The speed of manufacture of the Fletton was the result of the newly invented Phorpres process, that mechanically compressed the clay from 4 sides simultaneously, creating a dense raw brick, which was then hardened in a kiln. Plus, the affordability of the Fletton was due to the type of clay used too, Lower Oxford clay, that contains a percentage of carbon. The carbon internally heats the brick from the inside when fired, reducing the amount of coal to power the kilns, resulting in substantial savings.
The pinkish toned Fletton brick is certainly however not beautiful, especially when compared to the tonal splendour of the world of bricks. The Fletton does nevertheless have ‘kiss’ marks on the stretcher face of the brick, caused by stacking the bricks on top of each other within the kiln, which gives each Fletton a unique, if somewhat accidental decorative pattern.
Flettons have been used mainly for buildings that are simply required to house an activity and not to please the eye, such as the more spartan forms of social housing, factories and barracks.
Within Hackney, the flat roofed Fletton industrial building used to be a common sight, but due to the speed of development, they are quickly disappearing.
A good example of a Fletton building still in its original condition is 13 Stean Street, which currently houses offices, a cycle mechanics and a bakery.

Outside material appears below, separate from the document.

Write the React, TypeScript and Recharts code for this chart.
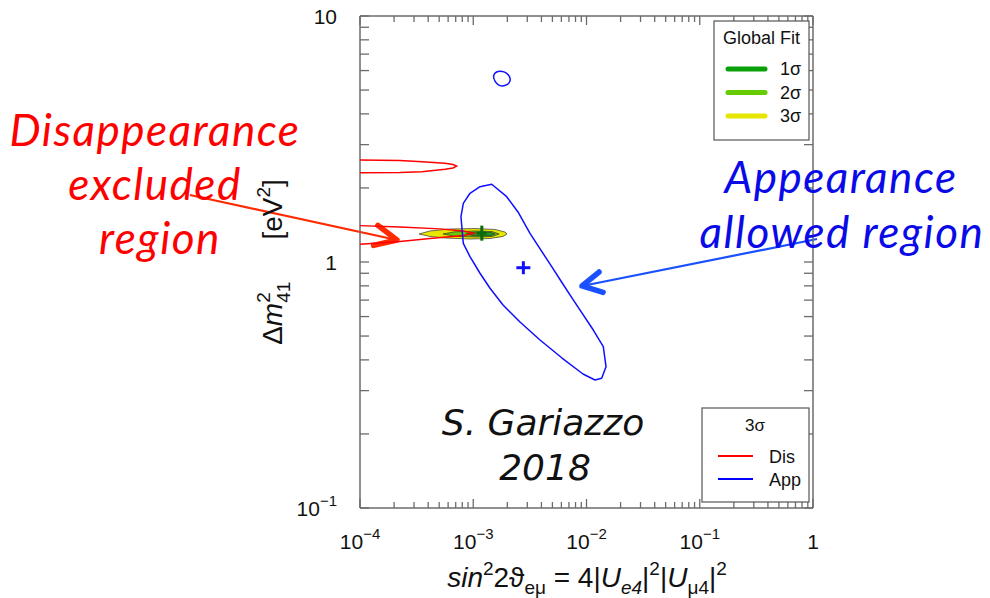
import React from "react";
import { ScatterChart, Scatter, XAxis, YAxis, ReferenceLine } from "recharts";

// axis decades and minor steps
const xDecades = [1e-4, 1e-3, 1e-2, 1e-1, 1];
const yDecades = [0.1, 1, 10];
const minorSteps = [2, 3, 4, 5, 6, 7, 8, 9];

const withMinors = (dec: number[]) =>
  dec.flatMap((d, i) => (i < dec.length - 1 ? [d, ...minorSteps.map((m) => d * m)] : [d]));
const xTicks = withMinors(xDecades);
const yTicks = withMinors(yDecades);

// 3 sigma appearance allowed region (closed)
const appContour = [
  { x: 1.455e-3, y: 2.07 }, { x: 1.974e-3, y: 1.843 }, { x: 2.484e-3, y: 1.597 },
  { x: 3.17e-3, y: 1.308 }, { x: 4.93e-3, y: 0.957 }, { x: 5.87e-3, y: 0.845 },
  { x: 7.64e-3, y: 0.701 }, { x: 1.148e-2, y: 0.529 }, { x: 1.407e-2, y: 0.4525 },
  { x: 1.487e-2, y: 0.3753 }, { x: 1.362e-2, y: 0.3367 }, { x: 1.189e-2, y: 0.3314 },
  { x: 9.31e-3, y: 0.3505 }, { x: 6.08e-3, y: 0.407 }, { x: 3.886e-3, y: 0.482 },
  { x: 2.587e-3, y: 0.57 }, { x: 1.832e-3, y: 0.669 }, { x: 1.406e-3, y: 0.782 },
  { x: 1.147e-3, y: 0.9 }, { x: 9.36e-4, y: 1.051 }, { x: 8.17e-4, y: 1.191 },
  { x: 7.79e-4, y: 1.528 }, { x: 8.17e-4, y: 1.732 }, { x: 9.36e-4, y: 1.903 },
  { x: 1.147e-3, y: 2.024 },
];
const appIsland = [
  { x: 1.503e-3, y: 5.65 }, { x: 1.525e-3, y: 5.81 }, { x: 1.604e-3, y: 5.933 },
  { x: 1.722e-3, y: 5.975 }, { x: 1.869e-3, y: 5.943 }, { x: 2.026e-3, y: 5.81 },
  { x: 2.133e-3, y: 5.598 }, { x: 2.111e-3, y: 5.392 }, { x: 2.006e-3, y: 5.243 },
  { x: 1.794e-3, y: 5.18 }, { x: 1.671e-3, y: 5.219 }, { x: 1.55e-3, y: 5.417 },
];

// 3 sigma disappearance excluded region boundaries
const disUpper = [
  { x: 1e-4, y: 2.598 }, { x: 2.255e-4, y: 2.586 }, { x: 3.53e-4, y: 2.557 },
  { x: 5.63e-4, y: 2.519 }, { x: 6.63e-4, y: 2.49 }, { x: 7.14e-4, y: 2.456 },
  { x: 6.63e-4, y: 2.411 }, { x: 5.63e-4, y: 2.382 }, { x: 3.53e-4, y: 2.328 },
  { x: 2.255e-4, y: 2.311 }, { x: 1e-4, y: 2.307 },
];
const disLower = [
  { x: 1e-4, y: 1.405 }, { x: 2.255e-4, y: 1.388 }, { x: 5.09e-4, y: 1.364 },
  { x: 8.12e-4, y: 1.337 }, { x: 1.036e-3, y: 1.308 }, { x: 8.12e-4, y: 1.281 },
  { x: 4.15e-4, y: 1.246 }, { x: 2.255e-4, y: 1.211 }, { x: 1e-4, y: 1.18 },
];

// global fit regions
const fit3 = [
  { x: 3.32e-4, y: 1.3 }, { x: 4.15e-4, y: 1.337 }, { x: 6.23e-4, y: 1.362 },
  { x: 1.036e-3, y: 1.368 }, { x: 1.556e-3, y: 1.356 }, { x: 1.907e-3, y: 1.324 },
  { x: 1.986e-3, y: 1.3 }, { x: 1.832e-3, y: 1.27 }, { x: 1.406e-3, y: 1.246 },
  { x: 9.36e-4, y: 1.24 }, { x: 5.63e-4, y: 1.252 }, { x: 4.15e-4, y: 1.27 },
];
const fit2 = [
  { x: 5.41e-4, y: 1.3 }, { x: 6.9e-4, y: 1.327 }, { x: 1.036e-3, y: 1.337 },
  { x: 1.465e-3, y: 1.33 }, { x: 1.688e-3, y: 1.3 }, { x: 1.465e-3, y: 1.27 },
  { x: 1.036e-3, y: 1.264 }, { x: 6.9e-4, y: 1.272 },
];
const fit1 = [
  { x: 8.63e-4, y: 1.3 }, { x: 9.95e-4, y: 1.32 }, { x: 1.195e-3, y: 1.324 },
  { x: 1.434e-3, y: 1.318 }, { x: 1.556e-3, y: 1.3 }, { x: 1.434e-3, y: 1.28 },
  { x: 1.195e-3, y: 1.276 }, { x: 9.95e-4, y: 1.279 },
];
const bestFitGlobal = [{ x: 1.19e-3, y: 1.31 }];
const bestFitApp = [{ x: 2.77e-3, y: 0.948 }];

// annotation arrows (start, tip) in data coordinates
const redArrow = [{ x: 3.15e-6, y: 1.873 }, { x: 2.12e-4, y: 1.229 }];
const blueArrow = [{ x: 1.085, y: 1.24 }, { x: 9.13e-3, y: 0.799 }];

const globalFitLegend = [
  { label: "1σ", color: "#0aa00a" },
  { label: "2σ", color: "#66cc00" },
  { label: "3σ", color: "#e6e600" },
];
const contourLegend = [
  { label: "Dis", color: "#ff0000" },
  { label: "App", color: "#0000ff" },
];

const FONT = '"Liberation Sans", Arial, sans-serif';
const ANNOT = 'Lato, "Open Sans", sans-serif';
const TICK = "#6b6b6b";
const RED = "#ff0000";
const BLUE = "#0a0ae8";

const isMajor = (v: number) => Math.abs(Math.log10(v) - Math.round(Math.log10(v))) < 1e-6;

const PowLabel = ({ x, y, v, anchor }: { x: number; y: number; v: number; anchor: string }) => {
  const e = Math.round(Math.log10(v));
  return (
    <text x={x} y={y} textAnchor={anchor} fontFamily={FONT} fontSize={21} fill="#111">
      {e === 0 ? "1" : <tspan>10</tspan>}
      {e < 0 && <tspan fontSize={15} dy={-10}>{"−" + Math.abs(e)}</tspan>}
    </text>
  );
};

const BottomTick = ({ x, y, payload }: any) => {
  const major = isMajor(payload.value);
  return (
    <g>
      <line x1={x} x2={x} y1={y} y2={y - (major ? 9 : 6)} stroke={TICK} strokeWidth={1.3} />
      {major && <PowLabel x={x} y={y + 41} v={payload.value} anchor="middle" />}
    </g>
  );
};
const TopTick = ({ x, y, payload }: any) => (
  <line x1={x} x2={x} y1={y} y2={y + (isMajor(payload.value) ? 9 : 6)} stroke={TICK} strokeWidth={1.3} />
);
const LeftTick = ({ x, y, payload }: any) => (
  <g>
    <line x1={x} x2={x + 9} y1={y} y2={y} stroke={TICK} strokeWidth={1.3} />
    {isMajor(payload.value) && <PowLabel x={x - 23} y={y + 7.5} v={payload.value} anchor="end" />}
  </g>
);
const RightTick = ({ x, y }: any) => (
  <line x1={x} x2={x - 9} y1={y} y2={y} stroke={TICK} strokeWidth={1.3} />
);

const noDot = () => <g />;
const plus = (color: string, w: number, h: number) => (p: any) => (
  <g stroke={color} strokeWidth={3}>
    <line x1={p.cx - w / 2} x2={p.cx + w / 2} y1={p.cy} y2={p.cy} />
    <line x1={p.cx} x2={p.cx} y1={p.cy - h / 2} y2={p.cy + h / 2} />
  </g>
);
const arrow = (color: string, headLen: number, headAngle: number) => (p: any) => {
  const { x1, y1, x2, y2 } = p;
  const a = Math.atan2(y1 - y2, x1 - x2);
  const h1 = `${x2 + headLen * Math.cos(a + headAngle)},${y2 + headLen * Math.sin(a + headAngle)}`;
  const h2 = `${x2 + headLen * Math.cos(a - headAngle)},${y2 + headLen * Math.sin(a - headAngle)}`;
  return (
    <g>
      <line x1={x1} y1={y1} x2={x2} y2={y2} stroke={color} strokeWidth={2.2} />
      <polyline points={`${h1} ${x2},${y2} ${h2}`} fill="none" stroke={color} strokeWidth={5.5}
        strokeLinecap="round" strokeLinejoin="round" />
    </g>
  );
};

const axisLine = { stroke: TICK, strokeWidth: 1.5 };

export default function App() {
  return (
    <div style={{ position: "absolute", left: 0, top: 0, width: 990, height: 598, background: "#fff" }}>
      <ScatterChart width={990} height={598} margin={{ top: 10, right: 171, bottom: 30, left: 300 }}>
        <XAxis xAxisId="b" dataKey="x" type="number" scale="log" domain={[1e-4, 1]} allowDataOverflow
          ticks={xTicks} interval={0} tickSize={0} tickMargin={0} tickLine={false} height={60}
          axisLine={axisLine} tick={(p: any) => <BottomTick {...p} />} />
        <XAxis xAxisId="t" orientation="top" dataKey="x" type="number" scale="log" domain={[1e-4, 1]}
          allowDataOverflow ticks={xTicks} interval={0} tickSize={0} tickMargin={0} tickLine={false}
          height={6} axisLine={axisLine} tick={(p: any) => <TopTick {...p} />} />
        <YAxis yAxisId="l" dataKey="y" type="number" scale="log" domain={[0.1, 10]} allowDataOverflow
          ticks={yTicks} interval={0} tickSize={0} tickMargin={0} tickLine={false} width={60}
          axisLine={axisLine} tick={(p: any) => <LeftTick {...p} />} />
        <YAxis yAxisId="r" orientation="right" dataKey="y" type="number" scale="log" domain={[0.1, 10]}
          allowDataOverflow ticks={yTicks} interval={0} tickSize={0} tickMargin={0} tickLine={false}
          width={6} axisLine={axisLine} tick={(p: any) => <RightTick {...p} />} />

        <Scatter xAxisId="b" yAxisId="l" data={fit3} shape={noDot} lineJointType="linearClosed"
          line={{ fill: "#e6e600", stroke: "#333", strokeWidth: 0.7 }} isAnimationActive={false} />
        <Scatter xAxisId="b" yAxisId="l" data={fit2} shape={noDot} lineJointType="linearClosed"
          line={{ fill: "#66cc00", stroke: "#333", strokeWidth: 0.7 }} isAnimationActive={false} />
        <Scatter xAxisId="b" yAxisId="l" data={fit1} shape={noDot} lineJointType="linearClosed"
          line={{ fill: "#1f9a1f", stroke: "#333", strokeWidth: 0.7 }} isAnimationActive={false} />
        <Scatter xAxisId="b" yAxisId="l" data={disUpper} shape={noDot} lineJointType="linear"
          line={{ stroke: RED, strokeWidth: 1.4 }} isAnimationActive={false} />
        <Scatter xAxisId="b" yAxisId="l" data={disLower} shape={noDot} lineJointType="linear"
          line={{ stroke: RED, strokeWidth: 1.4 }} isAnimationActive={false} />
        <Scatter xAxisId="b" yAxisId="l" data={appContour} shape={noDot} lineJointType="linearClosed"
          line={{ stroke: "#1010ff", strokeWidth: 1.5, strokeLinejoin: "round" }} isAnimationActive={false} />
        <Scatter xAxisId="b" yAxisId="l" data={appIsland} shape={noDot} lineJointType="basisClosed"
          line={{ stroke: "#1010ff", strokeWidth: 1.5 }} isAnimationActive={false} />
        <Scatter xAxisId="b" yAxisId="l" data={bestFitGlobal} shape={plus("#0b6b0b", 10, 15)}
          isAnimationActive={false} />
        <Scatter xAxisId="b" yAxisId="l" data={bestFitApp} shape={plus("#1010ff", 14, 13)}
          isAnimationActive={false} />

        <ReferenceLine xAxisId="b" yAxisId="l" segment={redArrow} ifOverflow="visible"
          shape={arrow("#ff2a00", 24, 0.44)} />
        <ReferenceLine xAxisId="b" yAxisId="l" segment={blueArrow} ifOverflow="visible"
          shape={arrow("#1a50ff", 22, 0.49)} />
      </ScatterChart>

      <svg width={990} height={598} style={{ position: "absolute", left: 0, top: 0, pointerEvents: "none" }}>
        {/* axis titles */}
        <text x={587} y={587} textAnchor="middle" fontFamily={FONT} fontSize={28} fill="#111">
          <tspan fontStyle="italic">sin</tspan>
          <tspan fontSize={19} dy={-12}>2</tspan>
          <tspan dy={12}>2ϑ</tspan>
          <tspan fontSize={19} dy={7}>eμ</tspan>
          <tspan dy={-7}>{" = 4|"}</tspan>
          <tspan fontStyle="italic">U</tspan>
          <tspan fontSize={19} dy={7} fontStyle="italic">e4</tspan>
          <tspan dy={-7}>|</tspan>
          <tspan fontSize={19} dy={-12}>2</tspan>
          <tspan dy={12}>|</tspan>
          <tspan fontStyle="italic">U</tspan>
          <tspan fontSize={19} dy={7}>μ4</tspan>
          <tspan dy={-7}>|</tspan>
          <tspan fontSize={19} dy={-12}>2</tspan>
        </text>
        <text x={282} y={262} transform="rotate(-90 282 262)" textAnchor="middle" fontFamily={FONT}
          fontSize={28} fill="#111">
          <tspan>Δ</tspan>
          <tspan fontStyle="italic">m</tspan>
          <tspan fontSize={19} dy={-12}>2</tspan>
          <tspan fontSize={19} dx={-10.5} dy={20}>41</tspan>
          <tspan dx={42} dy={-8}>[eV</tspan>
          <tspan fontSize={19} dy={-12}>2</tspan>
          <tspan dy={12}>]</tspan>
        </text>

        {/* legends */}
        <rect x={714} y={21} width={95} height={119} fill="#fff" stroke="#555" strokeWidth={1.2} />
        <text x={761.5} y={44} textAnchor="middle" fontFamily={FONT} fontSize={18} fill="#111">Global Fit</text>
        {globalFitLegend.map((e, i) => (
          <g key={e.label}>
            <line x1={728} x2={765} y1={69 + i * 23.5} y2={69 + i * 23.5} stroke={e.color} strokeWidth={5}
              strokeLinecap="round" />
            <text x={801} y={75 + i * 23.5} textAnchor="end" fontFamily={FONT} fontSize={18} fill="#111">
              {e.label}
            </text>
          </g>
        ))}
        <rect x={702} y={408} width={107} height={94} fill="#fff" stroke="#555" strokeWidth={1.2} />
        <text x={755} y={431} textAnchor="middle" fontFamily={FONT} fontSize={17} fill="#111">3σ</text>
        {contourLegend.map((e, i) => (
          <g key={e.label}>
            <line x1={718} x2={753} y1={456 + i * 23} y2={456 + i * 23} stroke={e.color} strokeWidth={2} />
            <text x={769} y={463 + i * 23} fontFamily={FONT} fontSize={18} fill="#111">{e.label}</text>
          </g>
        ))}

        {/* annotations */}
        <g fontFamily={ANNOT} fontStyle="italic" fontSize={44} letterSpacing={1.5} textAnchor="middle">
          <text x={155} y={146} fill={RED}>Disappearance</text>
          <text x={155} y={200} fill={RED}>excluded</text>
          <text x={160} y={254} fill={RED}>region</text>
          <text x={841} y={193} fill={BLUE}>Appearance</text>
          <text x={842} y={248} fill={BLUE}>allowed region</text>
        </g>
        <g fontFamily='"DejaVu Sans", sans-serif' fontStyle="italic" fontSize={36} textAnchor="middle" fill="#111">
          <text x={543} y={435}>S. Gariazzo</text>
          <text x={545} y={480}>2018</text>
        </g>
      </svg>
    </div>
  );
}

13 Stean Street is a no-nonsense three-storey light industrial corner building, constructed from exposed pre-cast concrete lintols, single glazed Crittal steel windows, engineering brick cills and English bond Fletton bricks over a concrete frame.
The brick used at 13 Stean Street is the later ‘Rustic’ Fletton, invented in 1923 as a facing brick, that has a coarse herringbone pattern on the stretcher and head of the brick, which however intentionally decorative, still retains the gauche ruddy character of the original Fletton.
13 Stean Street and the many buildings like it, stand today as silent monuments to the calloused hands, broken backs and toil of factory life, and also to the pride our forebears achieved through the graft and culture of manufacturing things.
Fletton buildings were made then from commons for common activity by commoners, and perhaps such buildings have won the right to be named as the true Houses of Commons.